Ya se dio el paso. El Senado mexicano ya refrendó el TLCAN II que el presidente Trump rebautizó como T-MEC. Su antecesor sigue vigente hasta la entrada en vigor del nuevo, lo que depende de su ratificación por nuestros dos socios.
Aunque el partido opositor demócrata de Estados Unidos desea aplazar el proceso, prevalecerán los intereses industriales y financieros norteamericanos que son favorables al tratado.
Los ajustes que los demócratas quieren en materia ambiental y laboral podrían modificar el texto aprobado en el Senado mexicano, pero bastaría añadir suplementos o acuerdos “paralelos” sobre esos temas para resolver el problema. El nuevo tratado aparece en un escenario internacional repleto de contradicciones políticas, económicas y sociales.
En contraste con la bandera de autosuficiencia y rechazo a instrumentos multilaterales de todo tipo, donde el presidente Trump retira a su país del Tratado Transpacífico y proclama America First, la conveniencia estratégica de consolidar una fuerza regional multifacética firmemente adicta a sus propósitos, explica que Trump promueva, pese a todas sus condenas retóricas de campaña electoral, la continuación del TLCAN en una nueva versión.
Hay consideraciones que atañen a los intereses de México que es prudente mencionar:
El TLCAN II procura la fusión de propósitos al armonizar disposiciones en materia de comercio e inversiones. La uniformidad de salarios en ciertos sectores de manufacturas automotrices, las disposiciones en materia farmacéutica van al lado del interés norteamericano en dominar un mercado continental de granos. La suma de componentes de nuestro desarrollo a los intereses de Estados Unidos está al centro de la concepción misma del TLCAN II.
Un disfrazado elemento político está en el compromiso que se asume de informar a nuestros socios de cualquier intención de suscribir un acuerdo con algún país que no respete las normas del libre comercio. Estados Unidos ya se valió de cuestiones arancelarias en la delicada problemática migratoria, no para ayudar a resolverlas, sino como palanca para forzar nuestra acción en nuestra política migratoria contraria, por cierto, a la que había marcado el presidente López Obrador.
Nuestro destino no ha de ser el de identificarnos en una simbiosis con el desarrollo y crecimiento norteamericano que tiene su propia agenda concebida y dirigida, por cierto, para extender y fortalecer su hegemonía.

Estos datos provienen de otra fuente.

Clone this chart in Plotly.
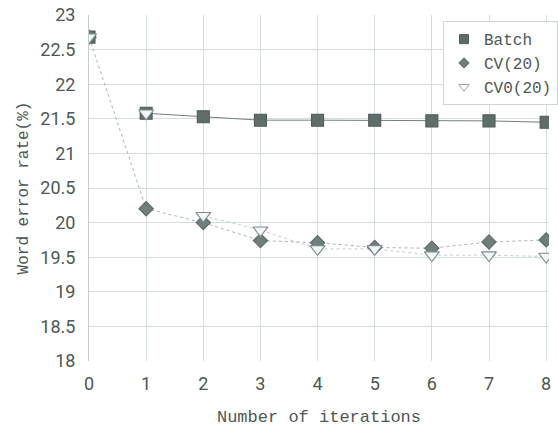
import plotly.graph_objects as go

iterations = [0, 1, 2, 3, 4, 5, 6, 7, 8]
batch = [22.68, 21.58, 21.53, 21.48, 21.48, 21.48, 21.47, 21.47, 21.45]
cv20 = [22.68, 20.20, 20.00, 19.74, 19.71, 19.64, 19.63, 19.72, 19.75]
cv0_20 = [22.68, 21.58, 20.10, 19.89, 19.62, 19.62, 19.53, 19.53, 19.51]

y_ticks = [18, 18.5, 19, 19.5, 20, 20.5, 21, 21.5, 22, 22.5, 23]

MONO = "Liberation Mono"
TICKFONT = "Roboto"
TEXT = "#4d5856"
GRID = "#d6dfdf"

# series styles: (name, values, symbol, size, fill, edge, line colour, dash, first line index)
series = [
    ("CV0(20)", cv0_20, "triangle-down", 13, "#f2f7f9", "#7f8c8a", "#c3cdcd", "dot", 2),
    ("CV(20)", cv20, "diamond", 11, "#6f7f7b", "#5d6b68", "#aab6b4", "dot", 0),
    ("Batch", batch, "square", 12, "#5f6e6a", "#4f5c59", "#75817e", "solid", 1),
]

fig = go.Figure()

# connecting lines
for name, vals, sym, size, fill, edge, lcol, dash, start in series:
    fig.add_trace(go.Scatter(
        x=iterations[start:], y=vals[start:], mode="lines", showlegend=False,
        line=dict(color=lcol, width=1, dash=dash), hoverinfo="skip",
    ))

# markers (Batch drawn first so the triangles sit on top at 0 and 1)
for name, vals, sym, size, fill, edge, lcol, dash, start in reversed(series):
    fig.add_trace(go.Scatter(
        x=iterations, y=vals, mode="markers", name=name, showlegend=False,
        marker=dict(symbol=sym, size=size, color=fill, line=dict(color=edge, width=1.1)),
    ))

# compact legend symbols
legend_sizes = {"Batch": 9, "CV(20)": 8, "CV0(20)": 9}
for rank, (name, vals, sym, size, fill, edge, lcol, dash, start) in enumerate(reversed(series)):
    fig.add_trace(go.Scatter(
        x=[None], y=[None], mode="markers", name=name, legendrank=rank + 1,
        marker=dict(symbol=sym, size=legend_sizes[name],
                    color=fill if sym != "triangle-down" else "white",
                    line=dict(color=edge if sym != "triangle-down" else "#9aa6a4", width=1)),
    ))

fig.update_layout(
    width=558, height=429,
    margin=dict(l=89, r=0, t=15, b=68),
    paper_bgcolor="white", plot_bgcolor="white",
    font=dict(family=MONO, color=TEXT, size=16),
    showlegend=True,
    legend=dict(
        x=0.77, y=0.982, xanchor="left", yanchor="top",
        bgcolor="white", bordercolor="#cdd5d5", borderwidth=1,
        font=dict(family=MONO, size=16, color=TEXT),
        itemwidth=30, tracegroupgap=0,
    ),
)

fig.update_xaxes(
    range=[0, 8.05], tickvals=iterations, ticktext=[str(v) for v in iterations],
    showgrid=True, gridcolor=GRID, gridwidth=1,
    zeroline=False, showline=False, ticks="",
    ticklabeloverflow="allow", ticklabelstandoff=10,
    tickfont=dict(family=TICKFONT, size=18, color=TEXT),
    title=dict(text="Number of iterations", standoff=17,
               font=dict(family=MONO, size=17, color=TEXT)),
)
fig.update_yaxes(
    range=[18, 23], tickvals=y_ticks,
    showgrid=True, gridcolor=GRID, gridwidth=1,
    zeroline=False, showline=True, linecolor="#c4cccc", ticks="",
    ticklabelstandoff=9,
    tickfont=dict(family=TICKFONT, size=18, color=TEXT),
    title=dict(text="Word error rate(%)", standoff=7,
               font=dict(family=MONO, size=16, color=TEXT)),
)

fig.write_html("out.html")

Además de lo anterior, el TLCAN II subraya la clara evolución que desde 1994 viene subvirtiendo nuestra visión histórica latinoamericana. La ubicación de México en Norteamérica no significa que estemos anclados por ese documento a las perspectivas de los intereses económicos propios de los otros dos países con los que compartimos el continente.
Ante la realidad de que el camino estadunidense no coincide en todos sus puntos con la manera de pensar mexicana orientada hacia la mejor contribución a la concordia internacional, el presidente norteamericano debe saber que México no se siente obligado por el TLCAN II a coincidir siempre con las decisiones de Washington en asuntos de cooperación regional o internacional.
Las relaciones con Europa en materia ambiental, las estrategias para mitigar los retos migratorios o para el combate contra las mafias son temas distintos. Nuestras relaciones internacionales responden a nuestra propia óptica.
Sorprende la actitud del Presidente de la República de no hacer cuestión alguna ante la andanada de insultos y desprecios lanzada contra México por el presidente Trump. Para sorpresa de todos, López Obrador ha expresado muchas veces que de ninguna manera encontraba en ellas razón de enojo. La evangélica pasividad de nuestro Presidente contrasta diametralmente con la reacción que se esperaba de su investidura.
Algunas personas dentro de nuestro gobierno podrían simpatizar con que el nuevo TLCAN fuera un paso más en dirección a una verdadera comunidad norteamericana. Debe tenerse muy claro que el TLCAN II sólo es un acuerdo comercial, ampliado si se quiere, pero anclado en el tema que le es propio.